PROVIDED DATA:
Start
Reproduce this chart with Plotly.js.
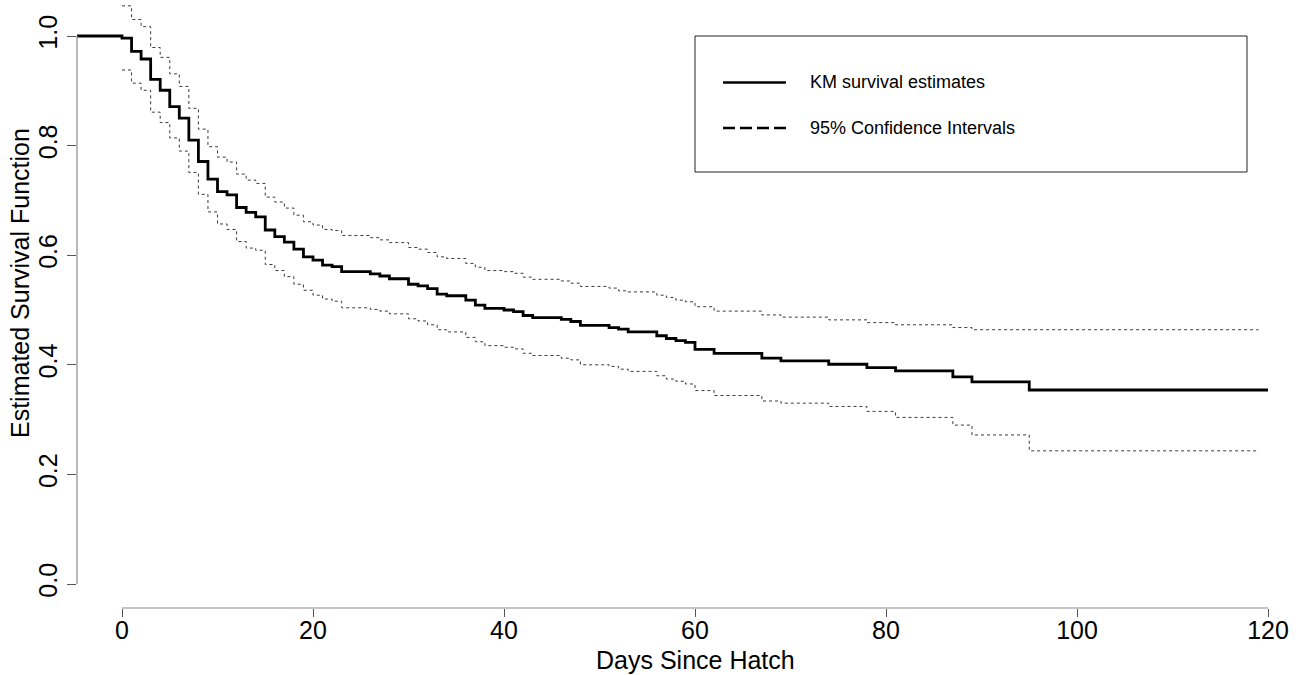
<!DOCTYPE html>
<html>
<head>
<meta charset="utf-8">
<script src="https://cdn.plot.ly/plotly-3.0.1.min.js"></script>
<style>html,body{margin:0;padding:0;background:#fff;}#chart{width:1302px;height:675px;}</style>
</head>
<body>
<div id="chart"></div>
<script>
// Kaplan-Meier estimate (step function, days since hatch)
const kmDays = [-4.7, 0, 1, 2, 3, 4, 5, 6, 7, 8, 9, 10, 11, 12, 13, 14, 15, 16, 17, 18, 19, 20,
  21, 22, 23, 26, 27, 28, 30, 31, 32, 33, 34, 36, 37, 38, 40, 41, 42, 43, 46, 47, 48, 51, 52, 53,
  56, 57, 58, 59, 60, 62, 67, 69, 74, 78, 81, 87, 89, 95, 120];
const kmSurv = [1.0, 0.996, 0.972, 0.958, 0.921, 0.901, 0.871, 0.850, 0.810, 0.771, 0.739, 0.716, 0.710,
  0.687, 0.678, 0.670, 0.646, 0.634, 0.624, 0.611, 0.597, 0.591,
  0.582, 0.579, 0.570, 0.566, 0.562, 0.557, 0.547, 0.544, 0.539, 0.529, 0.526, 0.518, 0.509, 0.503,
  0.500, 0.497, 0.490, 0.486, 0.483, 0.479, 0.472, 0.468, 0.465, 0.460,
  0.453, 0.448, 0.444, 0.441, 0.428, 0.421, 0.412, 0.407, 0.401, 0.395, 0.389, 0.378, 0.369, 0.354, 0.354];

// 95% confidence limits
const ciDays = [0, 1, 2, 3, 4, 5, 6, 7, 8, 9, 10, 11, 12, 13, 14, 15, 16, 17, 18, 19, 20,
  21, 22, 23, 26, 27, 28, 30, 31, 32, 33, 34, 36, 37, 38, 40, 41, 42, 43, 46, 47, 48, 51, 52, 53,
  56, 57, 58, 59, 60, 62, 67, 69, 74, 78, 81, 87, 89, 95, 119];
const ciUpper = [1.055, 1.030, 1.017, 0.979, 0.961, 0.931, 0.908, 0.868, 0.830, 0.798, 0.779, 0.770,
  0.748, 0.737, 0.731, 0.706, 0.697, 0.686, 0.673, 0.661, 0.655,
  0.647, 0.645, 0.636, 0.632, 0.628, 0.623, 0.614, 0.611, 0.605, 0.597, 0.594, 0.585, 0.578, 0.572,
  0.570, 0.567, 0.560, 0.556, 0.553, 0.549, 0.543, 0.540, 0.535, 0.533,
  0.527, 0.523, 0.518, 0.515, 0.506, 0.498, 0.491, 0.487, 0.482, 0.477, 0.473, 0.468, 0.464, 0.464, 0.464];
const ciLower = [0.938, 0.914, 0.901, 0.861, 0.842, 0.814, 0.790, 0.751, 0.711, 0.679, 0.657, 0.647,
  0.625, 0.613, 0.609, 0.583, 0.572, 0.561, 0.547, 0.536, 0.527,
  0.520, 0.516, 0.504, 0.501, 0.498, 0.493, 0.484, 0.480, 0.473, 0.464, 0.460, 0.450, 0.442, 0.435,
  0.432, 0.429, 0.421, 0.417, 0.412, 0.409, 0.400, 0.397, 0.392, 0.388,
  0.380, 0.374, 0.370, 0.365, 0.353, 0.344, 0.334, 0.330, 0.324, 0.315, 0.304, 0.290, 0.272, 0.243, 0.243];

const xTicks = [0, 20, 40, 60, 80, 100, 120];
const yTicks = [0.0, 0.2, 0.4, 0.6, 0.8, 1.0];
const yTickText = ['0.0', '0.2', '0.4', '0.6', '0.8', '1.0'];
const legendLabels = ['KM survival estimates', '95% Confidence Intervals'];
const xTitle = 'Days Since Hatch';
const yTitle = 'Estimated Survival Function';

// Layout geometry (pixels)
const W = 1302, H = 675;
const mL = 77, mR = 5, mT = 2, mB = 67;
const plotW = W - mL - mR, plotH = H - mT - mB;
const x0px = 122, x120px = 1268;           // screen x of day 0 and day 120
const pxPerDay = (x120px - x0px) / 120;
const y1px = 36, y0px = 584;               // screen y of 1.0 and 0.0
const pxPerUnit = (y0px - y1px);
const xRange = [(mL - x0px) / pxPerDay, (mL + plotW - x0px) / pxPerDay];
const yRange = [(y0px - (mT + plotH)) / pxPerUnit, (y0px - mT) / pxPerUnit];
const px = v => (v - mL) / plotW;
const py = v => (mT + plotH - v) / plotH;

const FONT = 'Liberation Sans, Arimo, Arial, sans-serif';

const traces = [
  {x: ciDays, y: ciUpper, mode: 'lines', line: {shape: 'hv', color: '#3a3a3a', width: 1, dash: 'dot'}, hoverinfo: 'skip', showlegend: false},
  {x: ciDays, y: ciLower, mode: 'lines', line: {shape: 'hv', color: '#3a3a3a', width: 1, dash: 'dot'}, hoverinfo: 'skip', showlegend: false},
  {x: kmDays, y: kmSurv, mode: 'lines', line: {shape: 'hv', color: '#000', width: 2.8}, hoverinfo: 'skip', showlegend: false}
];

const shapes = [
  // R-style axis lines spanning first to last tick
  {type: 'line', xref: 'x', yref: 'paper', x0: xTicks[0], x1: xTicks[xTicks.length - 1], y0: 0, y1: 0, line: {color: '#8a8a8a', width: 1.2}},
  {type: 'line', xref: 'paper', yref: 'y', x0: 0, x1: 0, y0: yTicks[0], y1: yTicks[yTicks.length - 1], line: {color: '#8a8a8a', width: 1.2}},
  // legend box
  {type: 'rect', xref: 'paper', yref: 'paper', x0: px(695), x1: px(1247), y0: py(172), y1: py(36), line: {color: '#222', width: 1}, fillcolor: 'rgba(0,0,0,0)'},
  {type: 'line', xref: 'paper', yref: 'paper', x0: px(723), x1: px(786), y0: py(82.5), y1: py(82.5), line: {color: '#000', width: 2.6}},
  {type: 'line', xref: 'paper', yref: 'paper', x0: px(723), x1: px(786), y0: py(128), y1: py(128), line: {color: '#000', width: 2.6, dash: '12px,5px'}}
];

const annotations = [
  {xref: 'paper', yref: 'paper', x: px(808), y: py(82.5), xanchor: 'left', yanchor: 'middle', showarrow: false, text: legendLabels[0], font: {family: FONT, size: 18, color: '#000'}},
  {xref: 'paper', yref: 'paper', x: px(808), y: py(128), xanchor: 'left', yanchor: 'middle', showarrow: false, text: legendLabels[1], font: {family: FONT, size: 18, color: '#000'}},
  // axis titles (centred like the R plot region, which extends past the right edge)
  {xref: 'paper', yref: 'paper', x: px(695), y: py(660), xanchor: 'center', yanchor: 'middle', showarrow: false, text: xTitle, font: {family: FONT, size: 25, color: '#000'}},
  {xref: 'paper', yref: 'paper', x: px(20), y: py(283), xanchor: 'center', yanchor: 'middle', showarrow: false, textangle: -90, text: yTitle, font: {family: FONT, size: 25, color: '#000'}}
];

const layout = {
  width: W, height: H,
  margin: {l: mL, r: mR, t: mT, b: mB, pad: 0},
  paper_bgcolor: '#fff', plot_bgcolor: '#fff',
  showlegend: false,
  font: {family: FONT, color: '#000'},
  xaxis: {
    range: xRange, fixedrange: true, automargin: false,
    showgrid: false, zeroline: false, showline: false,
    tickmode: 'array', tickvals: xTicks, ticktext: xTicks.map(String),
    ticks: 'outside', ticklen: 8, tickwidth: 1, tickcolor: '#555',
    ticklabelstandoff: -8,
    tickfont: {family: FONT, size: 25, color: '#000'}
  },
  yaxis: {
    range: yRange, fixedrange: true, automargin: false,
    showgrid: false, zeroline: false, showline: false,
    tickmode: 'array', tickvals: yTicks, ticktext: yTickText, tickangle: -90,
    ticks: 'outside', ticklen: 9, tickwidth: 1, tickcolor: '#555',
    tickfont: {family: FONT, size: 25, color: '#000'}
  },
  shapes: shapes,
  annotations: annotations
};

Plotly.newPlot('chart', traces, layout, {displayModeBar: false, staticPlot: true});
</script>
</body>
</html>
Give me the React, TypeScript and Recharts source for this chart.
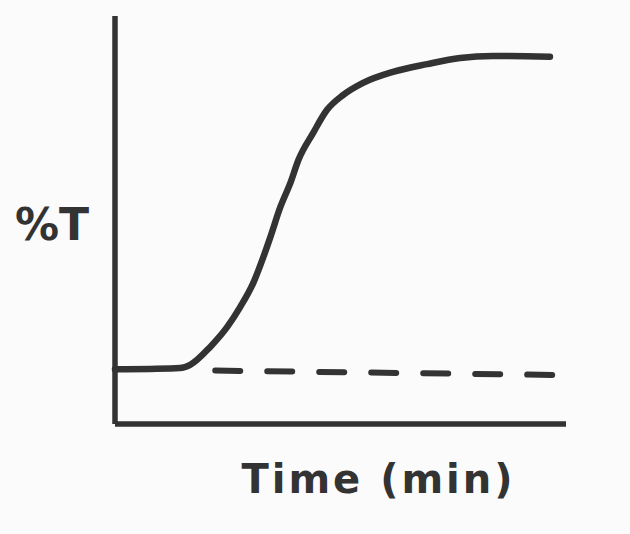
End
WHAT IS NEEDED: Repeat only what lies between the start of the data and the end of the line containing "0.272, 0.243, 0.243];", exactly, with pictures left out.

OUTPUT OF THE TASK:
Reproduce this chart with Plotly.js.
<!DOCTYPE html>
<html>
<head>
<meta charset="utf-8">
<script src="https://cdn.plot.ly/plotly-3.0.1.min.js"></script>
<style>html,body{margin:0;padding:0;background:#fff;}#chart{width:1302px;height:675px;}</style>
</head>
<body>
<div id="chart"></div>
<script>
// Kaplan-Meier estimate (step function, days since hatch)
const kmDays = [-4.7, 0, 1, 2, 3, 4, 5, 6, 7, 8, 9, 10, 11, 12, 13, 14, 15, 16, 17, 18, 19, 20,
  21, 22, 23, 26, 27, 28, 30, 31, 32, 33, 34, 36, 37, 38, 40, 41, 42, 43, 46, 47, 48, 51, 52, 53,
  56, 57, 58, 59, 60, 62, 67, 69, 74, 78, 81, 87, 89, 95, 120];
const kmSurv = [1.0, 0.996, 0.972, 0.958, 0.921, 0.901, 0.871, 0.850, 0.810, 0.771, 0.739, 0.716, 0.710,
  0.687, 0.678, 0.670, 0.646, 0.634, 0.624, 0.611, 0.597, 0.591,
  0.582, 0.579, 0.570, 0.566, 0.562, 0.557, 0.547, 0.544, 0.539, 0.529, 0.526, 0.518, 0.509, 0.503,
  0.500, 0.497, 0.490, 0.486, 0.483, 0.479, 0.472, 0.468, 0.465, 0.460,
  0.453, 0.448, 0.444, 0.441, 0.428, 0.421, 0.412, 0.407, 0.401, 0.395, 0.389, 0.378, 0.369, 0.354, 0.354];

// 95% confidence limits
const ciDays = [0, 1, 2, 3, 4, 5, 6, 7, 8, 9, 10, 11, 12, 13, 14, 15, 16, 17, 18, 19, 20,
  21, 22, 23, 26, 27, 28, 30, 31, 32, 33, 34, 36, 37, 38, 40, 41, 42, 43, 46, 47, 48, 51, 52, 53,
  56, 57, 58, 59, 60, 62, 67, 69, 74, 78, 81, 87, 89, 95, 119];
const ciUpper = [1.055, 1.030, 1.017, 0.979, 0.961, 0.931, 0.908, 0.868, 0.830, 0.798, 0.779, 0.770,
  0.748, 0.737, 0.731, 0.706, 0.697, 0.686, 0.673, 0.661, 0.655,
  0.647, 0.645, 0.636, 0.632, 0.628, 0.623, 0.614, 0.611, 0.605, 0.597, 0.594, 0.585, 0.578, 0.572,
  0.570, 0.567, 0.560, 0.556, 0.553, 0.549, 0.543, 0.540, 0.535, 0.533,
  0.527, 0.523, 0.518, 0.515, 0.506, 0.498, 0.491, 0.487, 0.482, 0.477, 0.473, 0.468, 0.464, 0.464, 0.464];
const ciLower = [0.938, 0.914, 0.901, 0.861, 0.842, 0.814, 0.790, 0.751, 0.711, 0.679, 0.657, 0.647,
  0.625, 0.613, 0.609, 0.583, 0.572, 0.561, 0.547, 0.536, 0.527,
  0.520, 0.516, 0.504, 0.501, 0.498, 0.493, 0.484, 0.480, 0.473, 0.464, 0.460, 0.450, 0.442, 0.435,
  0.432, 0.429, 0.421, 0.417, 0.412, 0.409, 0.400, 0.397, 0.392, 0.388,
  0.380, 0.374, 0.370, 0.365, 0.353, 0.344, 0.334, 0.330, 0.324, 0.315, 0.304, 0.290, 0.272, 0.243, 0.243];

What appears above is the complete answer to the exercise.